» Dataset rows

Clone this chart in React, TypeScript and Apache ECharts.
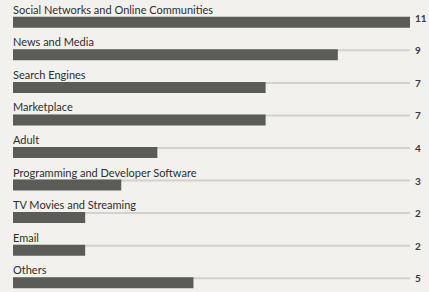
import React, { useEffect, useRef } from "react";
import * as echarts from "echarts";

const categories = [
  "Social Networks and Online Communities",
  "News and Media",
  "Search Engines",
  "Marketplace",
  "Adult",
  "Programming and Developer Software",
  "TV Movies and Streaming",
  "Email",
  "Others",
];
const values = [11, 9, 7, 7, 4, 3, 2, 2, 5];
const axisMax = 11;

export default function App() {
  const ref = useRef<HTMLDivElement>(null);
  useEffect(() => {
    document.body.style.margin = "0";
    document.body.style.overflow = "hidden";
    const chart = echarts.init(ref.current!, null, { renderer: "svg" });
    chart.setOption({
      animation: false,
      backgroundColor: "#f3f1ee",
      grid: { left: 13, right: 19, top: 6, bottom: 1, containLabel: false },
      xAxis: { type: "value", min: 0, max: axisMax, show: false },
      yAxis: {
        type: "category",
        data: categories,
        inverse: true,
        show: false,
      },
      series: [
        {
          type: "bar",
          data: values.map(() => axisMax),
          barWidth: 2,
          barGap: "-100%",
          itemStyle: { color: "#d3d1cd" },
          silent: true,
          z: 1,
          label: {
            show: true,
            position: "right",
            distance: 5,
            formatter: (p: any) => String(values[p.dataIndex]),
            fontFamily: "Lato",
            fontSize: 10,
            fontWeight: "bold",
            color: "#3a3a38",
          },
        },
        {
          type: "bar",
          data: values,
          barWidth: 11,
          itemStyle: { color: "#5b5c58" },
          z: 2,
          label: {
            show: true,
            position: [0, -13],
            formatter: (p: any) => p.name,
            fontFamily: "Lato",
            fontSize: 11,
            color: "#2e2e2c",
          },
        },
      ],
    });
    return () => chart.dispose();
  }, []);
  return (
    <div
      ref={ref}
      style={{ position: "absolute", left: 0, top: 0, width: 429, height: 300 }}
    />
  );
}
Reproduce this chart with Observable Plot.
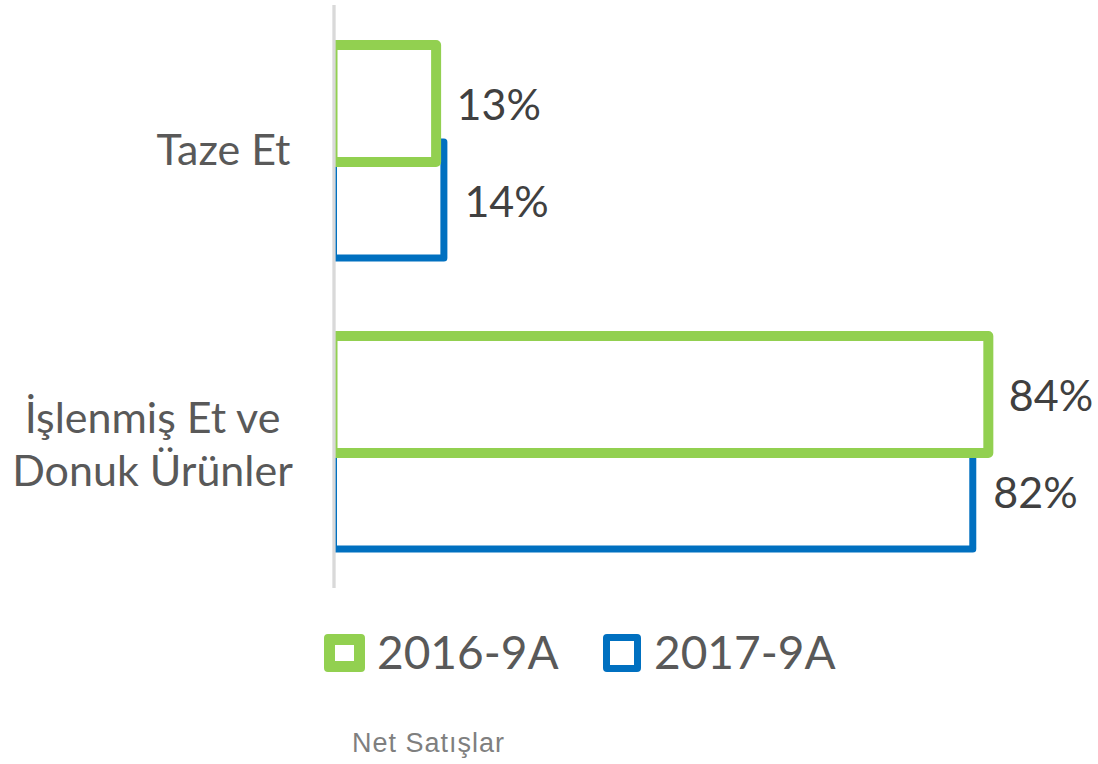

» What this task involves
Leaving all pictures aside, quote each record exactly.

» Response below
Clone this chart in React, TypeScript and Apache ECharts.
import React, { useEffect, useRef } from "react";
import * as echarts from "echarts";

const categories = [
  "Social Networks and Online Communities",
  "News and Media",
  "Search Engines",
  "Marketplace",
  "Adult",
  "Programming and Developer Software",
  "TV Movies and Streaming",
  "Email",
  "Others",
];
const values = [11, 9, 7, 7, 4, 3, 2, 2, 5];
const axisMax = 11;

export default function App() {
  const ref = useRef<HTMLDivElement>(null);
  useEffect(() => {
    document.body.style.margin = "0";
    document.body.style.overflow = "hidden";
    const chart = echarts.init(ref.current!, null, { renderer: "svg" });
    chart.setOption({
      animation: false,
      backgroundColor: "#f3f1ee",
      grid: { left: 13, right: 19, top: 6, bottom: 1, containLabel: false },
      xAxis: { type: "value", min: 0, max: axisMax, show: false },
      yAxis: {
        type: "category",
        data: categories,
        inverse: true,
        show: false,
      },
      series: [
        {
          type: "bar",
          data: values.map(() => axisMax),
          barWidth: 2,
          barGap: "-100%",
          itemStyle: { color: "#d3d1cd" },
          silent: true,
          z: 1,
          label: {
            show: true,
            position: "right",
            distance: 5,
            formatter: (p: any) => String(values[p.dataIndex]),
            fontFamily: "Lato",
            fontSize: 10,
            fontWeight: "bold",
            color: "#3a3a38",
          },
        },
        {
          type: "bar",
          data: values,
          barWidth: 11,
          itemStyle: { color: "#5b5c58" },
          z: 2,
          label: {
            show: true,
            position: [0, -13],
            formatter: (p: any) => p.name,
            fontFamily: "Lato",
            fontSize: 11,
            color: "#2e2e2c",
          },
        },
      ],
    });
    return () => chart.dispose();
  }, []);
  return (
    <div
      ref={ref}
      style={{ position: "absolute", left: 0, top: 0, width: 429, height: 300 }}
    />
  );
}
Reproduce this chart with Observable Plot.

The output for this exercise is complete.